In 2004, technology writer Chris Anderson wrote an article titled "The Long Tail" in WIRED magazine. Two years later, an expanded version of his post was released as a book with the same title. This book went on to become a New York Times best seller. Chris went on to accomplish the same feat again in 2012 with his blog post "Atoms Are the New Bits" and subsequent book Makers: The New Industrial Revolution.
A little web design company out of Chicago, known as 37 Signals, began writing a company blog called Signal vs. Noise. A few years later, they put their best ideas into an ebook titled Getting Real. Downloads exploded, and in 2010 they published their first "real" book titled REWORK. They are now working on their second book REMOTE, due out on this fall.
All because of a few blog posts.
These are two success stories that started in the same place - the blank page of a blog editor. These blog posts were, in reality, a rough draft for what was to come.
Have you started your rough draft? Have you even thought about your blog in this way?
From Blog To Big
Most blog posts have the shelf life of a carton of milk. Here today, spoiled tomorrow. Blogging software naturally burries the old in favor of the new. Your posts may continue to get love from the SEO ether, but we usually see them as products with a fast-coming expiration date.
This may be the reality of our software, but many bloggers like Chris Anderson and 37 Signals have learned that their blog wasn't a place for their content to die a slow death - it was a place to create their first draft.
For some, a blog is simply a place for them to get warmed up.
Take Sherry and John Petersik as an example. They spent years building an audience on their blog Young House Love, they story of a newly married couple fixing up their first home. Their first book, released five years later, is now an Amazon.com bestseller. The book, naturally titled Young House Love, contains more that 200 hundred home renovation tips they collected over their five years of renovating and blogging, ideas that were first documented on the pages of a WordPress blog installation.
Do you see the common theme yet? Yes, some bloggers eventually get book deals, but that isn't the theme that I am driving at. The big idea is to see that our blog is only the introduction to what we have coming next.
Our blog is our rough draft.
Your Magnum Opus
Author Ayn Rand achieved fame with her novel The Fountainhead. Its success lead her to write her infamous novel Atlas Shrugged, a novel that is widely considered her magnum opus - the largest, and perhaps the best, greatest, most popular, or most renowned achievement of a writer, artist, composer, or craftsman.*
We all have one. Are you preparing for your magnum opus?

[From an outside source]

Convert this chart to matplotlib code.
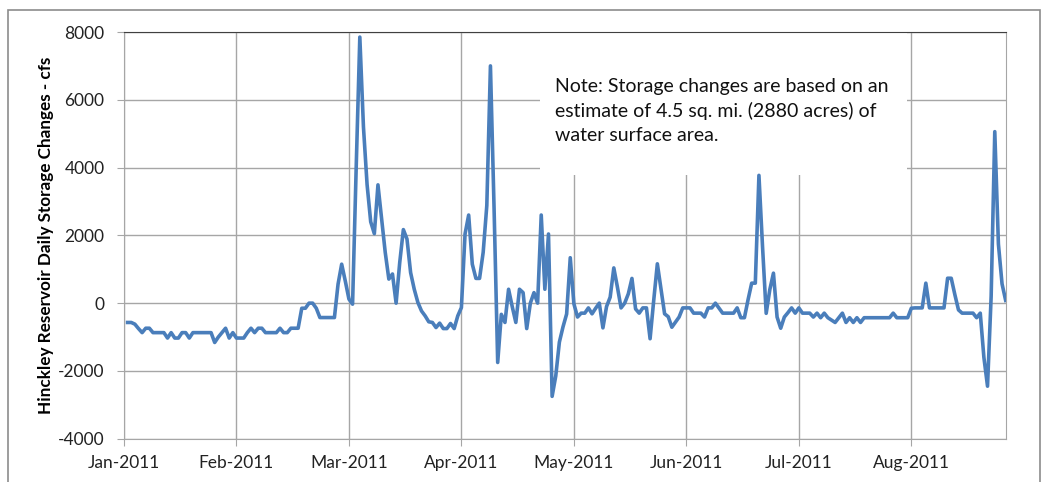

Every time you pick up your pen, place your fingers on the keyboard, or a scribble an idea in your blogging journal, you are contributing to your next best thing. You are building your rough draft for what's to come. As bloggers, seeing our post as a part of a whole rather than a one-off creation is essential for our success. What is the big picture that your writing is creating?
For many of us, the big picture will never be a book deal, at least not a real one, but that shouldn't stop us in the least. You just never know, right? But, for all of us, our blog should be a place where we write something that can last as a future ebook, a new training course, or a keynote presentation. It doesn't matter what our blog becomes, as long as it becomes something.
They say that most blogs fail in the first three months. There are many reasons for this, of course, but one of the major reasons is a lack of purpose. When we don't understand why we are doing something it can be hard to see the what. If we truly believed in the power of blogging to change the face of what we do, wouldn't we be far more likely to keep it up?
Is your blog a rough draft for your magnum opus?
The Rough Draft Challenge
Next time you sit down to blog, take a minute to think about the whole. What are you really saying when you put it all together? What would the title of your book be if every blog post was a chapter? If you don't like the book that results from this exercise, you may need to change your topic, or how you're writing.
There is an even more practical way to handle this. Start today by writing a new book or ebook one chapter at time, one blog post at a time. In a few weeks, compile those posts together as a PDF and start giving it away. Let your blog be the rough draft.
I believe that a blog is the most important marketing tool in today's economy of ideas. It is your calling card, your idea journal, and your rough draft. Don't let it go to waste.